At nation’s library, faith, patriotism, storytelling take center stage

(The Lion) — Children waved flags, cheered at a talking puppet, and laughed at knock-knock jokes, but a story hour inside the Library of Congress on Saturday carried a deeper message.

Hosted by the Education Department’s Center for Faith along with Brave for Good, the event urged parents to reclaim public spaces and education for faith, biblical values and moral courage.

The See You at the Library story hour welcomed families at the historic Library of Congress – the world’s largest library – to reflect on the “role of faith and courage in shaping young minds.”

It was one of hundreds of story hours taking place in libraries across the country, as part of a national pushback against woke ideologies that began in 2022 when actor Kirk Cameron revealed he was turned away from reading a wholesome Brave Books story by more than 50 public libraries – many of which had hosted drag queen story hours.

Brave Books is a Christian company that publishes “books for kids that reinforce biblically based, foundational values.” Saturday’s event at the Library of Congress included readings of several stories from the Brave Books series, including Pride Comes Before the Fall, Because You’re My Family, and Little Lives Matter. 

Three years ago, when libraries across the country were prohibiting reading hours with its books, it was a “wake-up call,” Brave Books CEO Trent Talbot said Saturday.

“They saw us fight back, exercise our First Amendment, and I think it left a mark,” he said, adding that now more than 200 libraries across the country, as well as the Library of Congress, are welcoming the faith-based books.

The story hours are about “celebrating family, faith and the power of story, and it’s about the family of faith leading in our communities,” he said. “We believe in the power of storytelling to connect one generation to the next, to inspire children to dream big, to teach truth.

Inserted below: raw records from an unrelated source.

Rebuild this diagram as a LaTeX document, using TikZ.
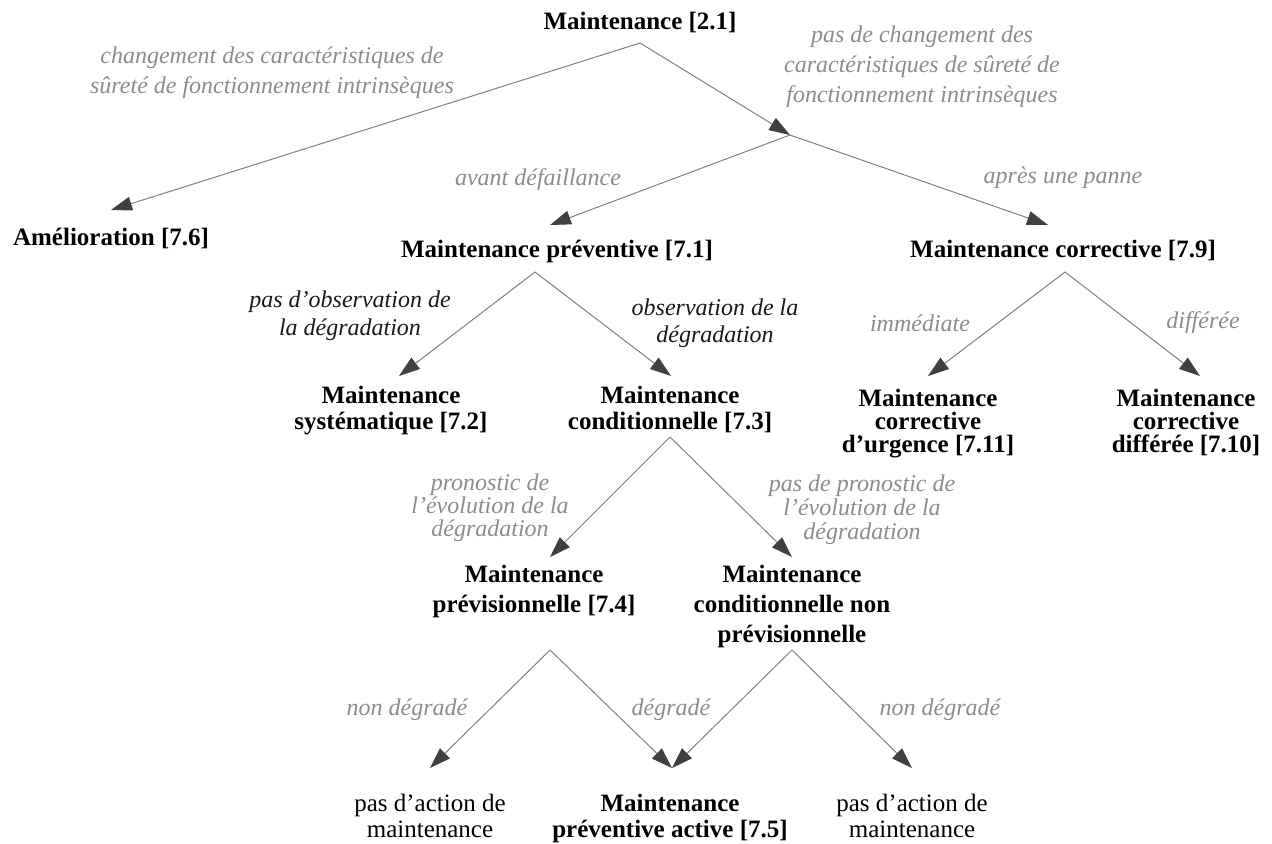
\documentclass[tikz,border=0pt]{standalone}
\usepackage{fontspec}
\setmainfont{Liberation Serif}
\usetikzlibrary{arrows.meta}

\begin{document}
\begin{tikzpicture}[x=0.5pt,y=-0.5pt,
  etat/.style={align=center,inner sep=0pt,anchor=north,font=\fontsize{12.5}{#1}\selectfont\bfseries},
  etat/.default=13,
  fin/.style={align=center,inner sep=0pt,anchor=north,font=\fontsize{12.5}{#1}\selectfont},
  fin/.default=13,
  cond/.style={align=center,inner sep=0pt,text=black!45,font=\fontsize{12}{#1}\selectfont\itshape},
  cond/.default=14,
  obs/.style={cond=#1,text=black!90},
  obs/.default=14,
  arr/.style={draw=black!50,line width=0.5pt,-{Triangle[length=10.5pt,width=7pt,color=black!75]}}]
\useasboundingbox (0,0) rectangle (1272,843);

\node[etat] (m21) at (640,12) {Maintenance [2.1]};
\node[etat] (amel) at (111,228) {Amélioration [7.6]};
\node[etat] (prev) at (557,240) {Maintenance préventive [7.1]};
\node[etat] (corr) at (1063,240) {Maintenance corrective [7.9]};
\node[etat] (syst) at (391,386) {Maintenance\\systématique [7.2]};
\node[etat] (condi) at (670,386) {Maintenance\\conditionnelle [7.3]};
\node[etat=11.5] (urg) at (928,389) {Maintenance\\corrective\\d’urgence [7.11]};
\node[etat=11.5] (diff) at (1186,389) {Maintenance\\corrective\\différée [7.10]};
\node[etat=15] (previs) at (534,565) {Maintenance\\prévisionnelle [7.4]};
\node[etat=15] (nonprev) at (792,565) {Maintenance\\conditionnelle non\\prévisionnelle};
\node[fin] (rien1) at (430,794) {pas d’action de\\maintenance};
\node[etat] (active) at (670,794) {Maintenance\\préventive active [7.5]};
\node[fin] (rien2) at (912,794) {pas d’action de\\maintenance};

\node[cond=15] (l-chg) at (272,73) {changement des caractéristiques de\\sûreté de fonctionnement intrinsèques};
\node[cond=15] (l-pchg) at (922,67) {pas de changement des\\caractéristiques de sûreté de\\fonctionnement intrinsèques};
\node[cond] (l-avant) at (538,180) {avant défaillance};
\node[cond] (l-apres) at (1063,178) {après une panne};
\node[obs] (l-pobs) at (350,316) {pas d’observation de\\la dégradation};
\node[obs=13.5] (l-obs) at (715,323) {observation de la\\dégradation};
\node[cond] (l-imm) at (920,323) {immédiate};
\node[cond] (l-dif) at (1203,323) {différée};
\node[cond=11.5] (l-pron) at (490,508) {pronostic de\\l’évolution de la\\dégradation};
\node[cond=12] (l-ppron) at (862,510) {pas de pronostic de\\l’évolution de la\\dégradation};
\node[cond] (l-nd1) at (407,710) {non dégradé};
\node[cond] (l-deg) at (671,710) {dégradé};
\node[cond] (l-nd2) at (940,710) {non dégradé};

\coordinate (f21) at (640,43);
\coordinate (fj) at (790,135);
\coordinate (f-prev) at (535,272);
\coordinate (f-corr) at (1065,272);
\coordinate (f-cond) at (670,437);
\coordinate (f-previs) at (550,650);
\coordinate (f-nonprev) at (792,650);

\draw[arr] (f21) -- ([yshift=9pt]amel.north);
\draw[arr] (f21) -- (fj);
\draw[arr] (fj) -- ([xshift=-3.5pt,yshift=7.5pt]prev.north);
\draw[arr] (fj) -- ([xshift=-7.5pt,yshift=7.5pt]corr.north);
\draw[arr] (f-prev) -- ([xshift=4pt,yshift=5pt]syst.north);
\draw[arr] (f-prev) -- ([xshift=0.5pt,yshift=5pt]condi.north);
\draw[arr] (f-corr) -- ([yshift=6.5pt]urg.north);
\draw[arr] (f-corr) -- ([xshift=7pt,yshift=6.5pt]diff.north);
\draw[arr] (f-cond) -- ([xshift=8pt,yshift=4pt]previs.north);
\draw[arr] (f-cond) -- ([yshift=4pt]nonprev.north);
\draw[arr] (f-previs) -- ([yshift=13pt]rien1.north);
\draw[arr] (f-previs) -- ([xshift=1pt,yshift=13pt]active.north);
\draw[arr] (f-nonprev) -- ([xshift=1pt,yshift=13pt]active.north);
\draw[arr] (f-nonprev) -- ([yshift=13pt]rien2.north);
\end{tikzpicture}
\end{document}
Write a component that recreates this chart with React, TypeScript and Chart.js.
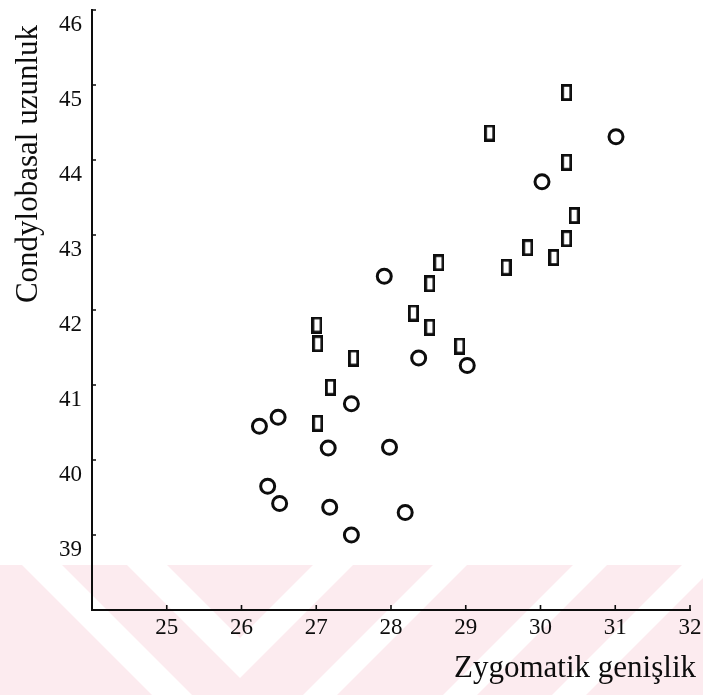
import React, { useEffect, useRef } from "react";
import { Chart, registerables } from "chart.js";

Chart.register(...registerables);

// Axis captions
const xTitle = "Zygomatik genişlik";
const yTitle = "Condylobasal uzunluk";

// Axis ranges and labelled ticks
const xRange = [24, 32];
const yRange = [38, 46];
const xTickValues = [24, 25, 26, 27, 28, 29, 30, 31, 32];
const yTickValues = [38, 39, 40, 41, 42, 43, 44, 45, 46];

// Group drawn with open circles
const circleX = [26.24, 26.49, 26.35, 26.51, 27.16, 27.18, 27.47, 27.47, 27.91, 27.98, 28.37, 28.19, 29.02, 30.02, 31.01];
const circleY = [40.45, 40.57, 39.65, 39.42, 40.16, 39.37, 40.75, 39.0, 42.45, 40.17, 41.36, 39.3, 41.26, 43.71, 44.31];

// Group drawn with narrow open rectangles
const rectX = [27.19, 27.02, 27.01, 27.02, 27.5, 28.3, 28.52, 28.52, 28.64, 28.92, 29.32, 29.54, 29.83, 30.18, 30.35, 30.45, 30.35, 30.35];
const rectY = [40.97, 40.49, 41.8, 41.55, 41.36, 41.96, 41.77, 42.35, 42.63, 41.52, 44.36, 42.57, 42.83, 42.7, 42.95, 43.26, 43.97, 44.9];

const INK = "#0d0d0d";
const FONT = '"Liberation Serif", "Times New Roman", serif';
const STAMP_PINK = "rgb(252, 235, 239)";

function makeRectMarker(): HTMLCanvasElement {
  const c = document.createElement("canvas");
  c.width = 11;
  c.height = 17;
  const g = c.getContext("2d")!;
  g.strokeStyle = INK;
  g.lineWidth = 2.8;
  g.strokeRect(1.4, 1.4, 8.2, 14.2);
  return c;
}

// Faint chevron stamp along the lower edge of the page
const pageStamp = {
  id: "pageStamp",
  beforeDraw(chart: any) {
    const { ctx, width, height } = chart;
    const top = 565;
    const h = height - top;
    ctx.save();
    ctx.fillStyle = STAMP_PINK;
    ctx.fillRect(0, top, width, h);
    ctx.fillStyle = "#ffffff";
    const poly = (pts: number[][]) => {
      ctx.beginPath();
      ctx.moveTo(pts[0][0], pts[0][1]);
      pts.slice(1).forEach((p) => ctx.lineTo(p[0], p[1]));
      ctx.closePath();
      ctx.fill();
    };
    // central white chevron
    poly([[127, top], [167, top], [240, top + 73], [313, top], [353, top], [240, top + 113]]);
    // slanted white bands
    poly([[22, top], [62, top], [62 + h, height], [22 + h, height]]);
    [433, 573, 682].forEach((a) => {
      poly([[a, top], [a + 34, top], [a + 34 - h, height], [a - h, height]]);
    });
    ctx.restore();
  },
};

// Inward tick marks plus the two axis captions
const axisDecor = {
  id: "axisDecor",
  afterDraw(chart: any) {
    const { ctx, chartArea, scales } = chart;
    ctx.save();
    ctx.strokeStyle = INK;
    ctx.lineWidth = 1.6;
    ctx.beginPath();
    xTickValues.forEach((v) => {
      const px = scales.x.getPixelForValue(v);
      ctx.moveTo(px, chartArea.bottom);
      ctx.lineTo(px, chartArea.bottom - 5);
    });
    yTickValues.forEach((v) => {
      const py = scales.y.getPixelForValue(v);
      ctx.moveTo(chartArea.left, py);
      ctx.lineTo(chartArea.left + 4, py);
    });
    ctx.stroke();

    ctx.font = `31px ${FONT}`;
    ctx.fillStyle = INK;
    ctx.textBaseline = "alphabetic";

    // horizontal caption, right-aligned under the axis end
    ctx.textAlign = "right";
    ctx.fillText(xTitle, chartArea.right + 6, chartArea.bottom + 67);

    // vertical caption, reading upward, ending near the top of the axis
    ctx.translate(chartArea.left - 55, chartArea.top + 15);
    ctx.rotate(-Math.PI / 2);
    ctx.textAlign = "right";
    ctx.fillText(yTitle, 0, 0);
    ctx.restore();
  },
};

export default function App() {
  const canvasRef = useRef<HTMLCanvasElement | null>(null);

  useEffect(() => {
    const canvas = canvasRef.current;
    if (!canvas) return;
    const rectMarker = makeRectMarker();

    const chart = new Chart(canvas, {
      type: "scatter",
      data: {
        datasets: [
          {
            label: "circles",
            data: circleX.map((x, i) => ({ x, y: circleY[i] })),
            pointStyle: "circle",
            pointRadius: 7,
            pointBorderWidth: 3,
            pointBorderColor: INK,
            pointBackgroundColor: "rgba(0,0,0,0)",
          },
          {
            label: "rectangles",
            data: rectX.map((x, i) => ({ x, y: rectY[i] })),
            pointStyle: rectMarker,
            pointRadius: 8,
          },
        ],
      },
      options: {
        responsive: false,
        animation: false,
        devicePixelRatio: 1,
        layout: { padding: { top: 5, right: 13, bottom: 0, left: 0 } },
        plugins: {
          legend: { display: false },
          tooltip: { enabled: false },
        },
        scales: {
          x: {
            type: "linear",
            min: xRange[0],
            max: xRange[1],
            afterBuildTicks: (s: any) => {
              s.ticks = xTickValues.map((value) => ({ value }));
            },
            afterFit: (s: any) => {
              s.height = 85;
              s.paddingLeft = 0;
              s.paddingRight = 0;
            },
            ticks: {
              color: INK,
              font: { family: FONT, size: 23 },
              padding: 4,
              maxRotation: 0,
              autoSkip: false,
              callback: (v: any) => (v === xRange[0] ? "" : String(v)),
            },
            grid: { drawOnChartArea: false, drawTicks: false },
            border: { display: true, color: INK, width: 2 },
          },
          y: {
            type: "linear",
            min: yRange[0],
            max: yRange[1],
            afterBuildTicks: (s: any) => {
              s.ticks = yTickValues.map((value) => ({ value }));
            },
            afterFit: (s: any) => {
              s.width = 92;
              s.paddingTop = 0;
              s.paddingBottom = 0;
            },
            ticks: {
              color: INK,
              font: { family: FONT, size: 23 },
              padding: 10,
              labelOffset: 15,
              autoSkip: false,
              callback: (v: any) => (v === yRange[0] ? "" : String(v)),
            },
            grid: { drawOnChartArea: false, drawTicks: false },
            border: { display: true, color: INK, width: 2 },
          },
        },
      },
      plugins: [pageStamp, axisDecor],
    });

    return () => chart.destroy();
  }, []);

  return (
    <div style={{ position: "absolute", left: 0, top: 0, width: 703, height: 695, background: "#ffffff" }}>
      <canvas ref={canvasRef} width={703} height={695} style={{ display: "block" }} />
    </div>
  );
}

And we believe in the power of story to change a child, a family, a community, and even a country for the better.”

The Library of Congress reading hour is the first event the Education Department’s Center for Faith has held, says director Hannah Earl.

“The work of the Center for Faith is empowering faith-based stakeholders and families and parents in their pursuit of meaningful learning, and central to that is the recognition that parents should be empowered to choose the education that is best for their children, including a faith-based education,” Earl said. “And alongside a faith-based education is the recognition that those values do have a place in the public square.”

By gathering in the “Library of America,” she said, the event aimed to “recognize that the values of faith, the timeless values of faith, will continue to make this country great.”

The reading hour was held inside a packed auditorium inside the Library of Congress, where Cameron and a talking puppet named Iggy welcomed children up onto the stage. There, they told jokes, read stories, sang songs and told the children to “be honest, be brave, be truthful.”

Political commentator Michael Knowles also appeared at the event, noting the Library of Congress is full of religious items, including a statue of Moses holding the Ten Commandments and passages of Scripture inscribed on the walls.

“The only two items that are on permanent display in the library are two Bibles: the Giant Bible of Mainz and the Gutenberg Bible,” he said. “That is not just a coincidence; that is the point of the library. In the religion on which our country was founded, God and the Word are one.”

Knowles said in recent years, activists have attempted to turn libraries away from their purpose as “repositories of knowledge” and instead have “invited absurd characters to read false stories that promote only ignorance and confusion.

“They tried to turn the library into a circus, and that’s not what the library is for. This is a library, and the purpose is education.”

Education is about more than memorizing facts – it is “about forming a whole person,” Knowles said, citing Noah Webster’s 1828 dictionary definition of education: “to give children a good education in manners, arts and science, is important; to give them a religious education is indispensable.”